Contested imaginaries of ‚future technologies‘: Geographical perspectives (3/3)
Abstract der Sitzung
The prospect of controlling the forces of nature by large-scale technologies has been one of the central projects of Western modernity. Regardless of the stated crisis of this specific modernity, different kinds of ‘future technologies’ are regarded as solutions for addressing current crises, from climate change over artificial pollination, to controlling food production and securing borders. The link between technologies, social power and future vision has thus been discussed for different fields and scales, among these energy technologies (Sovacool 2019), prospects for global geo-engineering (Sapinski et al 2021), smart city programmes (Marvin et al. 2016), or adaptation to climate change (Nightingale et al 2020). Across these debates, authors have sought to understand the defining, even disciplining role of technology, as well as its tendency to depoliticize urgent debate around planetary futures, while dismantling legitimation strategies related to technologies as ‘techno-optimism’ or ‘technological solutionism’ (Morozov 2103, Tutton 2021).

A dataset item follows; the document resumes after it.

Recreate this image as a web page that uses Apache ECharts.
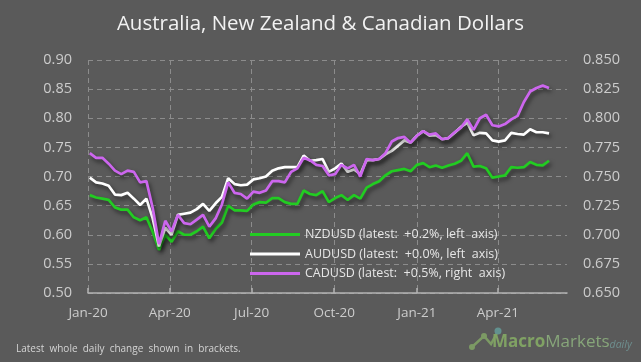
<!DOCTYPE html>
<html>
<head>
<meta charset="utf-8">
<script src="https://cdn.jsdelivr.net/npm/echarts@6/dist/echarts.min.js"></script>
<style>
html,body{margin:0;padding:0;background:#5a5a5a;}
#chart{width:641px;height:362px;}
</style>
</head>
<body>
<div id="chart"></div>
<script>
const dates = [
'2020-01-03','2020-01-10','2020-01-17','2020-01-24','2020-01-31','2020-02-07','2020-02-14','2020-02-21','2020-02-28',
'2020-03-06','2020-03-13','2020-03-20','2020-03-27','2020-04-03','2020-04-10','2020-04-17','2020-04-24','2020-05-01',
'2020-05-08','2020-05-15','2020-05-22','2020-05-29','2020-06-05','2020-06-12','2020-06-19','2020-06-26','2020-07-03',
'2020-07-10','2020-07-17','2020-07-24','2020-07-31','2020-08-07','2020-08-14','2020-08-21','2020-08-28','2020-09-04',
'2020-09-11','2020-09-18','2020-09-25','2020-10-02','2020-10-09','2020-10-16','2020-10-23','2020-10-30','2020-11-06',
'2020-11-13','2020-11-20','2020-11-27','2020-12-04','2020-12-11','2020-12-18','2020-12-25','2021-01-01','2021-01-08',
'2021-01-15','2021-01-22','2021-01-29','2021-02-05','2021-02-12','2021-02-19','2021-02-26','2021-03-05','2021-03-12',
'2021-03-19','2021-03-26','2021-04-02','2021-04-09','2021-04-16','2021-04-23','2021-04-30','2021-05-07','2021-05-14',
'2021-05-21','2021-05-28'
];
const nzdusd = [
0.668,0.664,0.662,0.660,0.647,0.643,0.643,0.630,0.625,
0.630,0.605,0.574,0.600,0.588,0.606,0.600,0.600,0.606,
0.614,0.594,0.610,0.621,0.650,0.642,0.642,0.641,0.652,
0.656,0.655,0.663,0.663,0.656,0.653,0.653,0.676,0.670,
0.668,0.675,0.656,0.663,0.668,0.660,0.668,0.662,0.681,
0.687,0.692,0.702,0.709,0.711,0.713,0.709,0.720,0.723,
0.716,0.719,0.715,0.719,0.722,0.727,0.740,0.717,0.718,
0.714,0.698,0.700,0.702,0.716,0.715,0.716,0.725,0.720,
0.719,0.727
];
const audusd = [
0.698,0.690,0.688,0.684,0.669,0.668,0.672,0.662,0.651,
0.662,0.628,0.580,0.612,0.600,0.634,0.636,0.638,0.644,
0.653,0.641,0.654,0.665,0.697,0.687,0.685,0.686,0.695,
0.697,0.700,0.710,0.714,0.716,0.716,0.716,0.736,0.727,
0.728,0.730,0.708,0.714,0.722,0.708,0.712,0.704,0.728,
0.728,0.730,0.738,0.744,0.753,0.762,0.758,0.770,0.778,
0.770,0.771,0.764,0.766,0.775,0.785,0.792,0.771,0.775,
0.774,0.762,0.760,0.762,0.775,0.773,0.772,0.781,0.776,
0.776,0.774
];
const cadusd = [
0.770,0.766,0.766,0.761,0.755,0.752,0.755,0.754,0.745,
0.746,0.723,0.692,0.712,0.703,0.717,0.710,0.709,0.713,
0.717,0.707,0.714,0.726,0.745,0.736,0.735,0.731,0.737,
0.736,0.738,0.746,0.746,0.745,0.754,0.757,0.766,0.764,
0.760,0.759,0.751,0.752,0.760,0.757,0.760,0.750,0.765,
0.764,0.765,0.770,0.780,0.783,0.784,0.779,0.785,0.789,
0.786,0.787,0.782,0.783,0.788,0.792,0.799,0.790,0.800,
0.803,0.794,0.793,0.795,0.799,0.802,0.814,0.823,0.826,
0.828,0.826
];
const seriesNames = [
'NZDUSD (latest:  +0.2%, left  axis)',
'AUDUSD (latest:  +0.0%, left  axis)',
'CADUSD (latest:  +0.5%, right  axis)'
];
const xTicks = ['2020-01-01','2020-04-01','2020-07-01','2020-10-01','2021-01-01','2021-04-01'];
const months = ['Jan','Feb','Mar','Apr','May','Jun','Jul','Aug','Sep','Oct','Nov','Dec'];

function toTs(s){ const p = s.split('-').map(Number); return Date.UTC(p[0], p[1]-1, p[2]); }
function pairs(vals){ return dates.map((d,i)=>[toTs(d), vals[i]]); }
const tickTs = xTicks.map(toTs);

const chart = echarts.init(document.getElementById('chart'));
const shadow = {shadowColor:'rgba(0,0,0,0.55)', shadowBlur:4, shadowOffsetX:2, shadowOffsetY:3};
const FONT = '"Open Sans", sans-serif';
chart.setOption({
  backgroundColor:'#5a5a5a',
  animation:false,
  textStyle:{fontFamily:FONT},
  title:{
    text:'Australia, New Zealand & Canadian Dollars',
    left:'center', top:9,
    textStyle:{color:'#f2f2f2', fontSize:20.5, fontWeight:'normal', fontFamily:FONT}
  },
  grid:{left:88, right:74, top:60, bottom:69, containLabel:false},
  legend:{
    orient:'vertical', left:245, top:223, itemWidth:50, itemHeight:3, itemGap:6.5,
    icon:'rect',
    textStyle:{color:'#e6e6e6', fontSize:12.5, fontFamily:FONT},
    data:seriesNames
  },
  xAxis:{
    type:'value',
    min:toTs('2020-01-01'), max:toTs('2021-06-17'),
    axisLine:{show:true, lineStyle:{color:'#b4b4b4', width:1.5}},
    axisTick:{show:true, inside:true, length:5, customValues:tickTs, lineStyle:{color:'#b4b4b4', width:1.5}},
    axisLabel:{
      customValues:tickTs, color:'#cccccc', fontSize:13.5, margin:13, fontFamily:FONT,
      formatter:function(v){ const d=new Date(v); return months[d.getUTCMonth()]+'-'+String(d.getUTCFullYear()).slice(2); }
    },
    splitLine:{show:true, lineStyle:{color:'#8c8c8c', type:[5,4], width:1}}
  },
  yAxis:[
    {
      type:'value', min:0.5, max:0.9, interval:0.05, position:'left',
      axisLine:{show:false}, axisTick:{show:false},
      axisLabel:{color:'#cccccc', fontSize:14.5, margin:16, formatter:v=>v.toFixed(2), fontFamily:FONT},
      splitLine:{show:true, lineStyle:{color:'#8c8c8c', type:[5,4], width:1}}
    },
    {
      type:'value', min:0.65, max:0.85, interval:0.025, position:'right',
      axisLine:{show:false}, axisTick:{show:false},
      axisLabel:{color:'#cccccc', fontSize:14.5, margin:16, formatter:v=>v.toFixed(3), fontFamily:FONT},
      splitLine:{show:false}
    }
  ],
  series:[
    {name:seriesNames[0], type:'line', yAxisIndex:0, data:pairs(nzdusd), showSymbol:false,
     itemStyle:{color:'#22cc22'}, lineStyle:Object.assign({color:'#22cc22', width:2.7}, shadow)},
    {name:seriesNames[1], type:'line', yAxisIndex:0, data:pairs(audusd), showSymbol:false,
     itemStyle:{color:'#ffffff'}, lineStyle:Object.assign({color:'#ffffff', width:2.7}, shadow)},
    {name:seriesNames[2], type:'line', yAxisIndex:1, data:pairs(cadusd), showSymbol:false,
     itemStyle:{color:'#cc66ee'}, lineStyle:Object.assign({color:'#cc66ee', width:2.7}, shadow)}
  ],
  graphic:[
    {type:'text', left:16, top:344, style:{text:'Latest  whole  daily  change  shown  in  brackets.', fill:'#d4d4d4', font:'10px "Open Sans", sans-serif'}},
    {type:'polyline', shape:{points:[[472,347],[484,336],[491,344],[498,331]]}, style:{stroke:'#7c9a64', lineWidth:2.5, fill:null}},
    {type:'circle', shape:{cx:472, cy:347, r:3}, style:{fill:'#7c9a64'}},
    {type:'circle', shape:{cx:484, cy:336, r:3}, style:{fill:'#7c9a64'}},
    {type:'circle', shape:{cx:498, cy:331, r:3.5}, style:{fill:'#62918f'}},
    {type:'text', left:492, top:334, style:{
      text:'{a|Macro}{b|Markets}{c|daily}',
      rich:{
        a:{fill:'#80a264', fontSize:17, fontWeight:'bold', fontFamily:FONT},
        b:{fill:'#87a67a', fontSize:17, fontFamily:FONT},
        c:{fill:'#6e8f8f', fontSize:10.5, fontStyle:'italic', fontFamily:FONT, padding:[6,0,0,0]}
      }
    }}
  ]
});
</script>
</body>
</html>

For assessing the complex links between technologies and societal futures, Sheila Jasanoff and other scholars of Science and Technology Studies (e.g. Sismondo 2020) have carved out the notion of sociotechnical imaginaries, in an early definition grasped as “collectively imagined forms of social life and social order reflected in the design and fulfilment of nation-specific scientific or technological projects” (Jasanoff & Kim 2009, 120). Even though the authors have later climbed down from their emphasis on the national scale (Jasanoff 2015, 4), and researchers have emphasised diverse and counter-hegemonic visions (Longhurst/Chilvers 2019), the spatial aspects of sociotechnical imaginaries have long been overlooked. Only recently, Chateau and others (2021) have proposed to link place imaginaries, idealised spaces and imaginaries of spatial transformation to thinking about technologies.
Seeking to expand this emergent conversation, we invite contributions that spell out the conflictive dimensions of future technologies, their underlying sociotechnical imaginaries and their role in the production of space. We invite papers that target the links between sociotechnical imaginaries and space, dealing with but not limited to
- the politics of framing the future in technological solutions and technologies in future visions
- learnings from and remains of ‘past’ future technologies
- the links between capital accumulation, technological fixes and spatialised visions of the future
- the relevance of sociotechnical imaginaries for space-making processes
- the relationship between sociotechnical imaginaries, militarization or peace building
- the coloniality of technological imaginaries and materialities
- technologies as solutions or drivers of visions for (sustainable) regional development
- discursive and material conflicts around ‘future technologies’ on different spatial scales
- visions and spatialities of democratic, decolonial, feminist, counter-hegemonic, or convivial technologies
We welcome submissions in both English and German.